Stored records
---+---
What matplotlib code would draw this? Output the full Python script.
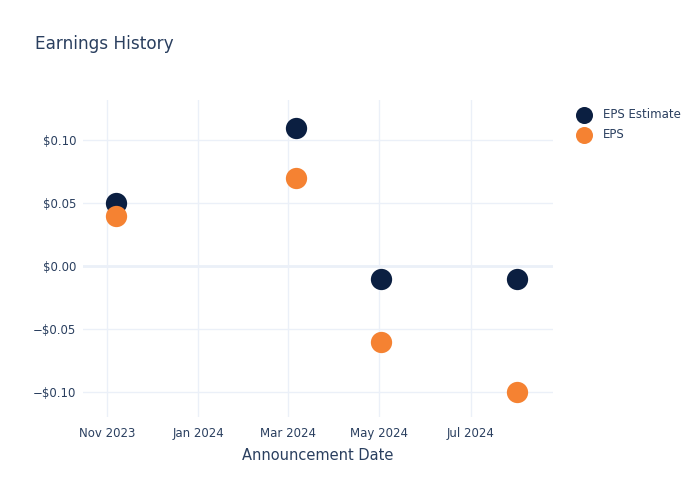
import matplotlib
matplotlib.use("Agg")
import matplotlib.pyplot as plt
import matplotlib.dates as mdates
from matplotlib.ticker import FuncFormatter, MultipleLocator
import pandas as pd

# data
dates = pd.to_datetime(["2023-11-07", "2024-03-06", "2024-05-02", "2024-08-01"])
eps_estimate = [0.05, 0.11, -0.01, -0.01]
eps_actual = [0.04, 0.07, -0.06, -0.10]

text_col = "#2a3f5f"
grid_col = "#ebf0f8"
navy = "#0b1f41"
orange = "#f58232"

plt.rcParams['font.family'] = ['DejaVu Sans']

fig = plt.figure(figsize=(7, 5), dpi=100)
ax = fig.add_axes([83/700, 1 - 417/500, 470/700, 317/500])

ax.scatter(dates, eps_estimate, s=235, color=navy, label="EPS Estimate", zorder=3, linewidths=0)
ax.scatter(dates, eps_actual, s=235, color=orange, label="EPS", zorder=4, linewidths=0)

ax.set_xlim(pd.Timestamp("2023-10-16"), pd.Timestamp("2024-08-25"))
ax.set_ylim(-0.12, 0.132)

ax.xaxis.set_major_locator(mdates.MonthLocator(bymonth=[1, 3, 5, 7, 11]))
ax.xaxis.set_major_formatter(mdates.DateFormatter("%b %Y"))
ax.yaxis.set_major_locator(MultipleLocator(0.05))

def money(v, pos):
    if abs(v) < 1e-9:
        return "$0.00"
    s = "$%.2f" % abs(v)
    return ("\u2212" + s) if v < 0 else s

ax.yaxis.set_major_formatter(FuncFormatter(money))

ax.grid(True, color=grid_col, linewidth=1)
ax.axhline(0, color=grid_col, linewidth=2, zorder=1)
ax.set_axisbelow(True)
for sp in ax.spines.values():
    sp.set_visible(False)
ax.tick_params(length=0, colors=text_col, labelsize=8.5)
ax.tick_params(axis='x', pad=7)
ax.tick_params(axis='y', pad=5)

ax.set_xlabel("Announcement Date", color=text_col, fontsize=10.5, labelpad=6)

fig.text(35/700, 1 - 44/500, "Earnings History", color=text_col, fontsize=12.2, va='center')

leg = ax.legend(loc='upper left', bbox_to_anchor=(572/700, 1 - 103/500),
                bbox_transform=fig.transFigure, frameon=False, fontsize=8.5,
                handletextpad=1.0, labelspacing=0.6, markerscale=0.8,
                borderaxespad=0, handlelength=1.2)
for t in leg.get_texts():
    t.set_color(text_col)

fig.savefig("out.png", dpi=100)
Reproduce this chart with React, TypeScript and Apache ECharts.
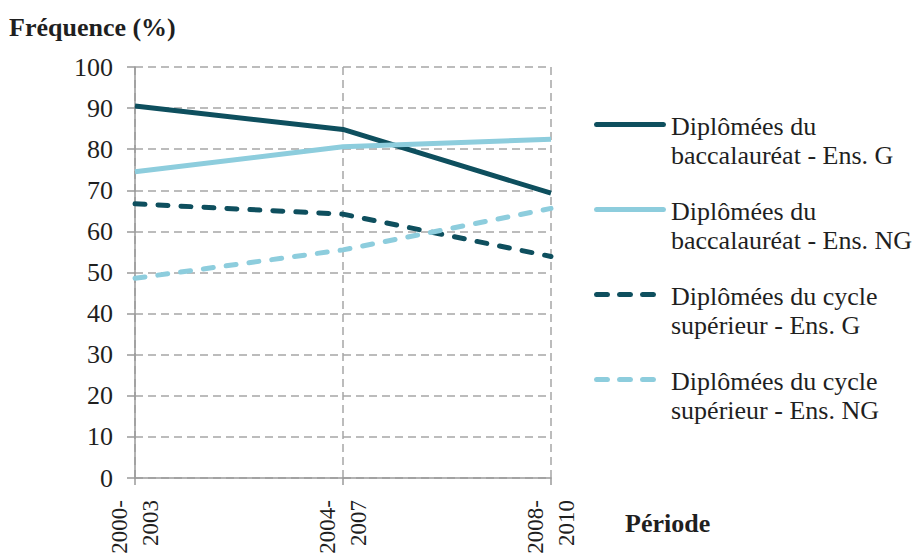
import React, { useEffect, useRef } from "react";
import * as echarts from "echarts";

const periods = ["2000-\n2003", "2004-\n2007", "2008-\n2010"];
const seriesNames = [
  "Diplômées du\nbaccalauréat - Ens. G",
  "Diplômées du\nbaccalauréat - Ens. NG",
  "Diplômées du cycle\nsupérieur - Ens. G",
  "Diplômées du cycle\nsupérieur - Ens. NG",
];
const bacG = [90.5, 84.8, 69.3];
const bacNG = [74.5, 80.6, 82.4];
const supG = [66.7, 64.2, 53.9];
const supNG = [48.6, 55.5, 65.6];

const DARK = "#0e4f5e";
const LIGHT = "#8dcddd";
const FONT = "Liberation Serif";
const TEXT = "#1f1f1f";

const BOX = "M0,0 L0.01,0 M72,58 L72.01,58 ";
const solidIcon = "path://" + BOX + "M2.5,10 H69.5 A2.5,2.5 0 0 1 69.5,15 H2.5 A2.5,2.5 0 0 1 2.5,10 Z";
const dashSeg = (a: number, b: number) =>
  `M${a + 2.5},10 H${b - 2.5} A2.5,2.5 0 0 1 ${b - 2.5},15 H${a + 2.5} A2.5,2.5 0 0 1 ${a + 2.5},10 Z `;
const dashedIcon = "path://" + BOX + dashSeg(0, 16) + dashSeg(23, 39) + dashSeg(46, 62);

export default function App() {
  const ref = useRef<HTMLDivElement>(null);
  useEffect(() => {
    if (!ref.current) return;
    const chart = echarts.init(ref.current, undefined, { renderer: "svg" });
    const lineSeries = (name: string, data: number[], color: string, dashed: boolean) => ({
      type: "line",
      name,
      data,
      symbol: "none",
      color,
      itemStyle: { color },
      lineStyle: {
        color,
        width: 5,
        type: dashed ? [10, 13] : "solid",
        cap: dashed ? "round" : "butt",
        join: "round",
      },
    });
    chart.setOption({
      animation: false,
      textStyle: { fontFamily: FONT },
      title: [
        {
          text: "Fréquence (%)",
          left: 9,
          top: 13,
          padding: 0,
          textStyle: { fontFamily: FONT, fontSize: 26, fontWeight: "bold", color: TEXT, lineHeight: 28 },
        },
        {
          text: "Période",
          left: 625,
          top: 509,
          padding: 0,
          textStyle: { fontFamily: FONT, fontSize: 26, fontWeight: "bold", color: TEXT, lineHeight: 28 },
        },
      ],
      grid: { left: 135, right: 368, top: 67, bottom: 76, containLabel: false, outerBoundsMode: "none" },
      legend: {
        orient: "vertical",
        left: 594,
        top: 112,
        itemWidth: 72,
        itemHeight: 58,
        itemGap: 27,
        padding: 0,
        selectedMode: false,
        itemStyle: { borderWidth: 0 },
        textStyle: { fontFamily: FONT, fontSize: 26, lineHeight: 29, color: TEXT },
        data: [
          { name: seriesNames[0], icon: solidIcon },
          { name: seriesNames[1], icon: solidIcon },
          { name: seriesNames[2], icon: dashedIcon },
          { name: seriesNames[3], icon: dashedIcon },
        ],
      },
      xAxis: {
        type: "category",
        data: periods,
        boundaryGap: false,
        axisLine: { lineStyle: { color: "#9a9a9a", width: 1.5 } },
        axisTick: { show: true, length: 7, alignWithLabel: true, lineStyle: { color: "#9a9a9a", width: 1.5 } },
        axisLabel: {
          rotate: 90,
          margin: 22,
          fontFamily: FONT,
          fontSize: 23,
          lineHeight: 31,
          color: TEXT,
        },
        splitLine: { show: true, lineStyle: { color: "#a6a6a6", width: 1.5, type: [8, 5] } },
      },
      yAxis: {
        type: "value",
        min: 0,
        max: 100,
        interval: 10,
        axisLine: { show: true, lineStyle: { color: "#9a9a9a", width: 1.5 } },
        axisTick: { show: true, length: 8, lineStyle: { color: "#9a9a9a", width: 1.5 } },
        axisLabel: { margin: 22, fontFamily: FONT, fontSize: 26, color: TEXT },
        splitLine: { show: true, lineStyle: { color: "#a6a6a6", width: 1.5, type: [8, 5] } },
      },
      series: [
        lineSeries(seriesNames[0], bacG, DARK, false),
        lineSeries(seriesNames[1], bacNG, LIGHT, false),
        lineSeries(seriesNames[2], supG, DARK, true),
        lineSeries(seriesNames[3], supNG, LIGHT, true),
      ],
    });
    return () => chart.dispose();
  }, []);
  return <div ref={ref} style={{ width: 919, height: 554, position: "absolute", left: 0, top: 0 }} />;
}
---+---
— Task brief —
The material above holds pictures; copy everything else in it exactly.

— Solved exercise —
What matplotlib code would draw this? Output the full Python script.
import matplotlib
matplotlib.use("Agg")
import matplotlib.pyplot as plt
import matplotlib.dates as mdates
from matplotlib.ticker import FuncFormatter, MultipleLocator
import pandas as pd

# data
dates = pd.to_datetime(["2023-11-07", "2024-03-06", "2024-05-02", "2024-08-01"])
eps_estimate = [0.05, 0.11, -0.01, -0.01]
eps_actual = [0.04, 0.07, -0.06, -0.10]

text_col = "#2a3f5f"
grid_col = "#ebf0f8"
navy = "#0b1f41"
orange = "#f58232"

plt.rcParams['font.family'] = ['DejaVu Sans']

fig = plt.figure(figsize=(7, 5), dpi=100)
ax = fig.add_axes([83/700, 1 - 417/500, 470/700, 317/500])

ax.scatter(dates, eps_estimate, s=235, color=navy, label="EPS Estimate", zorder=3, linewidths=0)
ax.scatter(dates, eps_actual, s=235, color=orange, label="EPS", zorder=4, linewidths=0)

ax.set_xlim(pd.Timestamp("2023-10-16"), pd.Timestamp("2024-08-25"))
ax.set_ylim(-0.12, 0.132)

ax.xaxis.set_major_locator(mdates.MonthLocator(bymonth=[1, 3, 5, 7, 11]))
ax.xaxis.set_major_formatter(mdates.DateFormatter("%b %Y"))
ax.yaxis.set_major_locator(MultipleLocator(0.05))

def money(v, pos):
    if abs(v) < 1e-9:
        return "$0.00"
    s = "$%.2f" % abs(v)
    return ("\u2212" + s) if v < 0 else s

ax.yaxis.set_major_formatter(FuncFormatter(money))

ax.grid(True, color=grid_col, linewidth=1)
ax.axhline(0, color=grid_col, linewidth=2, zorder=1)
ax.set_axisbelow(True)
for sp in ax.spines.values():
    sp.set_visible(False)
ax.tick_params(length=0, colors=text_col, labelsize=8.5)
ax.tick_params(axis='x', pad=7)
ax.tick_params(axis='y', pad=5)

ax.set_xlabel("Announcement Date", color=text_col, fontsize=10.5, labelpad=6)

fig.text(35/700, 1 - 44/500, "Earnings History", color=text_col, fontsize=12.2, va='center')

leg = ax.legend(loc='upper left', bbox_to_anchor=(572/700, 1 - 103/500),
                bbox_transform=fig.transFigure, frameon=False, fontsize=8.5,
                handletextpad=1.0, labelspacing=0.6, markerscale=0.8,
                borderaxespad=0, handlelength=1.2)
for t in leg.get_texts():
    t.set_color(text_col)

fig.savefig("out.png", dpi=100)
Reproduce this chart with React, TypeScript and Apache ECharts.
import React, { useEffect, useRef } from "react";
import * as echarts from "echarts";

const periods = ["2000-\n2003", "2004-\n2007", "2008-\n2010"];
const seriesNames = [
  "Diplômées du\nbaccalauréat - Ens. G",
  "Diplômées du\nbaccalauréat - Ens. NG",
  "Diplômées du cycle\nsupérieur - Ens. G",
  "Diplômées du cycle\nsupérieur - Ens. NG",
];
const bacG = [90.5, 84.8, 69.3];
const bacNG = [74.5, 80.6, 82.4];
const supG = [66.7, 64.2, 53.9];
const supNG = [48.6, 55.5, 65.6];

const DARK = "#0e4f5e";
const LIGHT = "#8dcddd";
const FONT = "Liberation Serif";
const TEXT = "#1f1f1f";

const BOX = "M0,0 L0.01,0 M72,58 L72.01,58 ";
const solidIcon = "path://" + BOX + "M2.5,10 H69.5 A2.5,2.5 0 0 1 69.5,15 H2.5 A2.5,2.5 0 0 1 2.5,10 Z";
const dashSeg = (a: number, b: number) =>
  `M${a + 2.5},10 H${b - 2.5} A2.5,2.5 0 0 1 ${b - 2.5},15 H${a + 2.5} A2.5,2.5 0 0 1 ${a + 2.5},10 Z `;
const dashedIcon = "path://" + BOX + dashSeg(0, 16) + dashSeg(23, 39) + dashSeg(46, 62);

export default function App() {
  const ref = useRef<HTMLDivElement>(null);
  useEffect(() => {
    if (!ref.current) return;
    const chart = echarts.init(ref.current, undefined, { renderer: "svg" });
    const lineSeries = (name: string, data: number[], color: string, dashed: boolean) => ({
      type: "line",
      name,
      data,
      symbol: "none",
      color,
      itemStyle: { color },
      lineStyle: {
        color,
        width: 5,
        type: dashed ? [10, 13] : "solid",
        cap: dashed ? "round" : "butt",
        join: "round",
      },
    });
    chart.setOption({
      animation: false,
      textStyle: { fontFamily: FONT },
      title: [
        {
          text: "Fréquence (%)",
          left: 9,
          top: 13,
          padding: 0,
          textStyle: { fontFamily: FONT, fontSize: 26, fontWeight: "bold", color: TEXT, lineHeight: 28 },
        },
        {
          text: "Période",
          left: 625,
          top: 509,
          padding: 0,
          textStyle: { fontFamily: FONT, fontSize: 26, fontWeight: "bold", color: TEXT, lineHeight: 28 },
        },
      ],
      grid: { left: 135, right: 368, top: 67, bottom: 76, containLabel: false, outerBoundsMode: "none" },
      legend: {
        orient: "vertical",
        left: 594,
        top: 112,
        itemWidth: 72,
        itemHeight: 58,
        itemGap: 27,
        padding: 0,
        selectedMode: false,
        itemStyle: { borderWidth: 0 },
        textStyle: { fontFamily: FONT, fontSize: 26, lineHeight: 29, color: TEXT },
        data: [
          { name: seriesNames[0], icon: solidIcon },
          { name: seriesNames[1], icon: solidIcon },
          { name: seriesNames[2], icon: dashedIcon },
          { name: seriesNames[3], icon: dashedIcon },
        ],
      },
      xAxis: {
        type: "category",
        data: periods,
        boundaryGap: false,
        axisLine: { lineStyle: { color: "#9a9a9a", width: 1.5 } },
        axisTick: { show: true, length: 7, alignWithLabel: true, lineStyle: { color: "#9a9a9a", width: 1.5 } },
        axisLabel: {
          rotate: 90,
          margin: 22,
          fontFamily: FONT,
          fontSize: 23,
          lineHeight: 31,
          color: TEXT,
        },
        splitLine: { show: true, lineStyle: { color: "#a6a6a6", width: 1.5, type: [8, 5] } },
      },
      yAxis: {
        type: "value",
        min: 0,
        max: 100,
        interval: 10,
        axisLine: { show: true, lineStyle: { color: "#9a9a9a", width: 1.5 } },
        axisTick: { show: true, length: 8, lineStyle: { color: "#9a9a9a", width: 1.5 } },
        axisLabel: { margin: 22, fontFamily: FONT, fontSize: 26, color: TEXT },
        splitLine: { show: true, lineStyle: { color: "#a6a6a6", width: 1.5, type: [8, 5] } },
      },
      series: [
        lineSeries(seriesNames[0], bacG, DARK, false),
        lineSeries(seriesNames[1], bacNG, LIGHT, false),
        lineSeries(seriesNames[2], supG, DARK, true),
        lineSeries(seriesNames[3], supNG, LIGHT, true),
      ],
    });
    return () => chart.dispose();
  }, []);
  return <div ref={ref} style={{ width: 919, height: 554, position: "absolute", left: 0, top: 0 }} />;
}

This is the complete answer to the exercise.